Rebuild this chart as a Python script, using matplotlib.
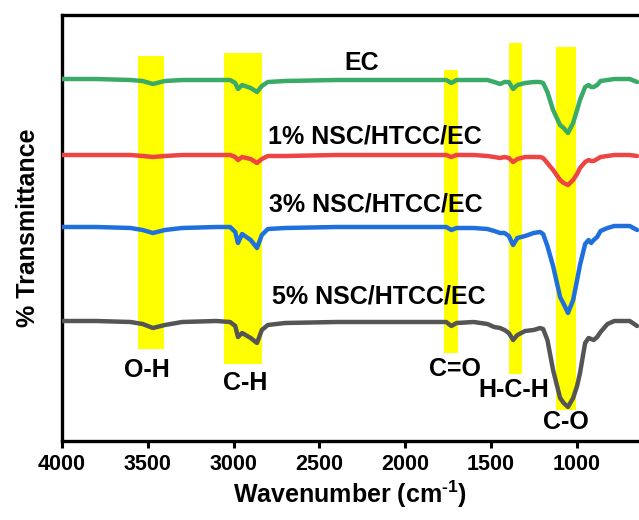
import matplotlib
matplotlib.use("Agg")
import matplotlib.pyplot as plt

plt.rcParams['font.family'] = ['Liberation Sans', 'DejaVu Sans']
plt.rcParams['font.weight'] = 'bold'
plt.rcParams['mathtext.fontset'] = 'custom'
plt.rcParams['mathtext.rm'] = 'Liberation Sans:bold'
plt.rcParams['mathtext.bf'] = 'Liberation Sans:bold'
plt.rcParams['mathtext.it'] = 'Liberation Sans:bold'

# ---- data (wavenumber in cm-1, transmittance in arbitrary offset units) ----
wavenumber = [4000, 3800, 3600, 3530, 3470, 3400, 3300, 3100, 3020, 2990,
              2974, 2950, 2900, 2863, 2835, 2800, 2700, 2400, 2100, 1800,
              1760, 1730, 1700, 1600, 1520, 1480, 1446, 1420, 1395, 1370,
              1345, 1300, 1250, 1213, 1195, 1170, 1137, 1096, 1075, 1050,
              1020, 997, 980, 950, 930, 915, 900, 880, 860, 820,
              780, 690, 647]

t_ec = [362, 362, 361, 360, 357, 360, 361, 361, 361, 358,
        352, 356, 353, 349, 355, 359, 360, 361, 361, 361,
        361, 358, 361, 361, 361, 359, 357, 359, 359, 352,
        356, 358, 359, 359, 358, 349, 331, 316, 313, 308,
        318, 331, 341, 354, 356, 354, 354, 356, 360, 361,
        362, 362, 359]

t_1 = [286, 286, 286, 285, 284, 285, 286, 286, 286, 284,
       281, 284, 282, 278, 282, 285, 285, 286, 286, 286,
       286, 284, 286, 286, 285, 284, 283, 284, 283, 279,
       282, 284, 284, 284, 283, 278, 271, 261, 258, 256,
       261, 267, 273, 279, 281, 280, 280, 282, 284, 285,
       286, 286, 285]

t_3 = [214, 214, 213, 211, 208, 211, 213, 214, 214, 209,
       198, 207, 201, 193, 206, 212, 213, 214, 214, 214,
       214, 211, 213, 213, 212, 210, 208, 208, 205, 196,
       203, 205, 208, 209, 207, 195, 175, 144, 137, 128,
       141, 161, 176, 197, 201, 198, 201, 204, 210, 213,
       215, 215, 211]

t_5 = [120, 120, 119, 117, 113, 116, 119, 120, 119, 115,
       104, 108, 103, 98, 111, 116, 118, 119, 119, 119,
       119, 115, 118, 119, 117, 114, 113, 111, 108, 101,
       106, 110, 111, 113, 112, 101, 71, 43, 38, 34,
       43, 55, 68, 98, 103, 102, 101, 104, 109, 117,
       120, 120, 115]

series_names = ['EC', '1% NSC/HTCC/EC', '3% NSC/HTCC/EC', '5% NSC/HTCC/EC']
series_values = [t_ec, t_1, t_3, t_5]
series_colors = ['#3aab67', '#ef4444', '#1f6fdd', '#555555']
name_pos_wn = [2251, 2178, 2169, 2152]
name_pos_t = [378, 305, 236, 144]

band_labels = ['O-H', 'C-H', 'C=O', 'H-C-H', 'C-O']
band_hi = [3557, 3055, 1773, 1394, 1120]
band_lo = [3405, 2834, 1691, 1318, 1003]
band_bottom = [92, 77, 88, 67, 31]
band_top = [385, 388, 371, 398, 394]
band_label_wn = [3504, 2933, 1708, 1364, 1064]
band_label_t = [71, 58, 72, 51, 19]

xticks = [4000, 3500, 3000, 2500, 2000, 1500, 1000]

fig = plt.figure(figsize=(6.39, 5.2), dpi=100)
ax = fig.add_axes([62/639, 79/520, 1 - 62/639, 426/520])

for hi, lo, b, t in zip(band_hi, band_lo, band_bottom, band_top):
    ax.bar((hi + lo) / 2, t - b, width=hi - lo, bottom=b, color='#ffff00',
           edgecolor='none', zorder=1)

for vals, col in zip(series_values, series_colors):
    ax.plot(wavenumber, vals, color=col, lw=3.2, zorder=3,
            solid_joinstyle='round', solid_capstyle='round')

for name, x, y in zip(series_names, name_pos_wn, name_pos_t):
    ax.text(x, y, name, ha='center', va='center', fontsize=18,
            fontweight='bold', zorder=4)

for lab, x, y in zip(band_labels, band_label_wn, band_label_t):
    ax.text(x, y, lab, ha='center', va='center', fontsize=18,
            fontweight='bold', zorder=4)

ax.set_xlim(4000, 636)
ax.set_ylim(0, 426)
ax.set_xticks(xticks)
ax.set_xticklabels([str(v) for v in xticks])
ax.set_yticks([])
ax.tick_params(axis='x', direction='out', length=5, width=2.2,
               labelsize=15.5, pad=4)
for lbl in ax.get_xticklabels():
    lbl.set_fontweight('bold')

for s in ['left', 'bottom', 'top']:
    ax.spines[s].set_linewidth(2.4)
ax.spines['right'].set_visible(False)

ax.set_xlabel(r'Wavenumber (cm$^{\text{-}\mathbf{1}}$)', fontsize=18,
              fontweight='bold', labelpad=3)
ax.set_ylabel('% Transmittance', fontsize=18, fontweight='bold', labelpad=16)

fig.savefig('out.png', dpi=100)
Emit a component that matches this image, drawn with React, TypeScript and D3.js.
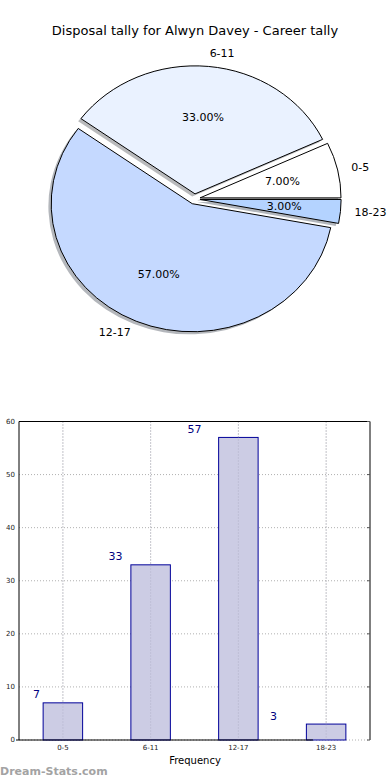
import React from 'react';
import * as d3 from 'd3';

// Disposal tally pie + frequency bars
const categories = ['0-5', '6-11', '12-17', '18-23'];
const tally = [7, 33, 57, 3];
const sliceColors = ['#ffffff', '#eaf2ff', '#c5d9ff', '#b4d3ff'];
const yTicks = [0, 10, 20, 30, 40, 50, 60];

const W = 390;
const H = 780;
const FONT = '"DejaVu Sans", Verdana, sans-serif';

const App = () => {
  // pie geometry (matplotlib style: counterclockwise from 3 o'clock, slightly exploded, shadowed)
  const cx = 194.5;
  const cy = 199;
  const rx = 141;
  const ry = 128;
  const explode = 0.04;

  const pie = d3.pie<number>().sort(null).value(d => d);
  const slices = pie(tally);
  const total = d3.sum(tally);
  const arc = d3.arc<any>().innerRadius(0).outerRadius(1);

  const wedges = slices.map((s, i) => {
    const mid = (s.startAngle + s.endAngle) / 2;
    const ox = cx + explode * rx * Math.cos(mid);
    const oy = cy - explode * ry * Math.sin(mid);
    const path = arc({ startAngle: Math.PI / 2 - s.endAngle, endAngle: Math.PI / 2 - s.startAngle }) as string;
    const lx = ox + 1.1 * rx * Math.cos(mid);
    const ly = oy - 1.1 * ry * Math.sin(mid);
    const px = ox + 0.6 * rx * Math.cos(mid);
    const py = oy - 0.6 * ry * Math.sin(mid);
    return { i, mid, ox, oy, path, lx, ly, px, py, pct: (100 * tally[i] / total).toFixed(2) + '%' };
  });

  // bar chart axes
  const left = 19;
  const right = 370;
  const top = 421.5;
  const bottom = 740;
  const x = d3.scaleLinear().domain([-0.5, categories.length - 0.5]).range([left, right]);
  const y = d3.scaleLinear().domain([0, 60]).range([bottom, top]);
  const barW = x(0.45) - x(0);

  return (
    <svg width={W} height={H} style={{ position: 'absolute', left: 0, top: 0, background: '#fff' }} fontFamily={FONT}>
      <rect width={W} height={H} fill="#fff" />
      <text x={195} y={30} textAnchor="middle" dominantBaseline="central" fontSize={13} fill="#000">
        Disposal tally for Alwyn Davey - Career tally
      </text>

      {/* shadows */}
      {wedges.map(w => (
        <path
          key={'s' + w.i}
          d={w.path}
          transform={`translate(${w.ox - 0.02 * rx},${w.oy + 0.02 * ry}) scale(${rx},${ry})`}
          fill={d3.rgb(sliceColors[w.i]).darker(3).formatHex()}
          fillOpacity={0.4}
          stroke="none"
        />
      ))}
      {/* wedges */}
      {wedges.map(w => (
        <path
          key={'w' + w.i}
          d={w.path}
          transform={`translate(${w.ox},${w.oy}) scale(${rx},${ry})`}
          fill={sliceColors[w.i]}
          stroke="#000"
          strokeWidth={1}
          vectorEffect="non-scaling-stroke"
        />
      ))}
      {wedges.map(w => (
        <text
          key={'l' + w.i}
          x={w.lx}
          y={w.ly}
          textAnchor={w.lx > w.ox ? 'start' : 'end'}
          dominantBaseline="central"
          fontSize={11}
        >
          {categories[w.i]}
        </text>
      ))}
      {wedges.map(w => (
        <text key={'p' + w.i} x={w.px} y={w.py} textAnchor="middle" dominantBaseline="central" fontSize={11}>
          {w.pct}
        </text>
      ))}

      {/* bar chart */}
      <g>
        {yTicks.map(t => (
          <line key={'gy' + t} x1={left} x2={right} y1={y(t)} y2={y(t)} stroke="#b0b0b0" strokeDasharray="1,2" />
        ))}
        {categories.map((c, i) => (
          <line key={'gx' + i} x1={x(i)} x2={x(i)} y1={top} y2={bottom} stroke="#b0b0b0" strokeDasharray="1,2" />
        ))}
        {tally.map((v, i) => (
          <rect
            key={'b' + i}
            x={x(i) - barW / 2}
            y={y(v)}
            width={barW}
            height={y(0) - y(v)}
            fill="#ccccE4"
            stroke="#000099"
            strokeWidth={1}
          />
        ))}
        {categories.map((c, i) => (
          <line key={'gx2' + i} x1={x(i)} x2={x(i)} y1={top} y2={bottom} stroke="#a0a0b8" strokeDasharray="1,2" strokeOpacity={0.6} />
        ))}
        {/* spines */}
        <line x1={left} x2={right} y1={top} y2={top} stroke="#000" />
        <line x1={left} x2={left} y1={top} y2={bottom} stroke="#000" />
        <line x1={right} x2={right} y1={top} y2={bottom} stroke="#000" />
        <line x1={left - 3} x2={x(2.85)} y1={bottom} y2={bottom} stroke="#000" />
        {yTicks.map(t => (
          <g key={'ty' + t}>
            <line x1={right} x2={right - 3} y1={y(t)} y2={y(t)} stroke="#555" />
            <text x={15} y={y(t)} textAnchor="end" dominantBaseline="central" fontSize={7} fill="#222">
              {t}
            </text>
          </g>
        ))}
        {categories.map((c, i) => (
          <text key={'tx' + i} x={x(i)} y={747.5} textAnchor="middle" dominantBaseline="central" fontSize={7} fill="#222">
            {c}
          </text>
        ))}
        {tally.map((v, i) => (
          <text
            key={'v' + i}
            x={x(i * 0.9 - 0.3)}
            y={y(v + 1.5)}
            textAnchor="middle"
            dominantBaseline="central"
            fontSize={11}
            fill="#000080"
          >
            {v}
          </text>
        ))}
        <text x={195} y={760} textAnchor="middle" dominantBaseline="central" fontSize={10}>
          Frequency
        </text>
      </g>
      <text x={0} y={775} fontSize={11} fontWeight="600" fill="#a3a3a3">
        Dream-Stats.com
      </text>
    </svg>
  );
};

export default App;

========

> [DIRECTION]: All lines above starting at the one with "Emit a component" and ending at the one with "const barW = x(0.45) - x(0);", inclusive, are to be printed again exactly, with the pictures left out.

> [IN RESPONSE]:
Emit a component that matches this image, drawn with React, TypeScript and D3.js.
import React from 'react';
import * as d3 from 'd3';

// Disposal tally pie + frequency bars
const categories = ['0-5', '6-11', '12-17', '18-23'];
const tally = [7, 33, 57, 3];
const sliceColors = ['#ffffff', '#eaf2ff', '#c5d9ff', '#b4d3ff'];
const yTicks = [0, 10, 20, 30, 40, 50, 60];

const W = 390;
const H = 780;
const FONT = '"DejaVu Sans", Verdana, sans-serif';

const App = () => {
  // pie geometry (matplotlib style: counterclockwise from 3 o'clock, slightly exploded, shadowed)
  const cx = 194.5;
  const cy = 199;
  const rx = 141;
  const ry = 128;
  const explode = 0.04;

  const pie = d3.pie<number>().sort(null).value(d => d);
  const slices = pie(tally);
  const total = d3.sum(tally);
  const arc = d3.arc<any>().innerRadius(0).outerRadius(1);

  const wedges = slices.map((s, i) => {
    const mid = (s.startAngle + s.endAngle) / 2;
    const ox = cx + explode * rx * Math.cos(mid);
    const oy = cy - explode * ry * Math.sin(mid);
    const path = arc({ startAngle: Math.PI / 2 - s.endAngle, endAngle: Math.PI / 2 - s.startAngle }) as string;
    const lx = ox + 1.1 * rx * Math.cos(mid);
    const ly = oy - 1.1 * ry * Math.sin(mid);
    const px = ox + 0.6 * rx * Math.cos(mid);
    const py = oy - 0.6 * ry * Math.sin(mid);
    return { i, mid, ox, oy, path, lx, ly, px, py, pct: (100 * tally[i] / total).toFixed(2) + '%' };
  });

  // bar chart axes
  const left = 19;
  const right = 370;
  const top = 421.5;
  const bottom = 740;
  const x = d3.scaleLinear().domain([-0.5, categories.length - 0.5]).range([left, right]);
  const y = d3.scaleLinear().domain([0, 60]).range([bottom, top]);
  const barW = x(0.45) - x(0);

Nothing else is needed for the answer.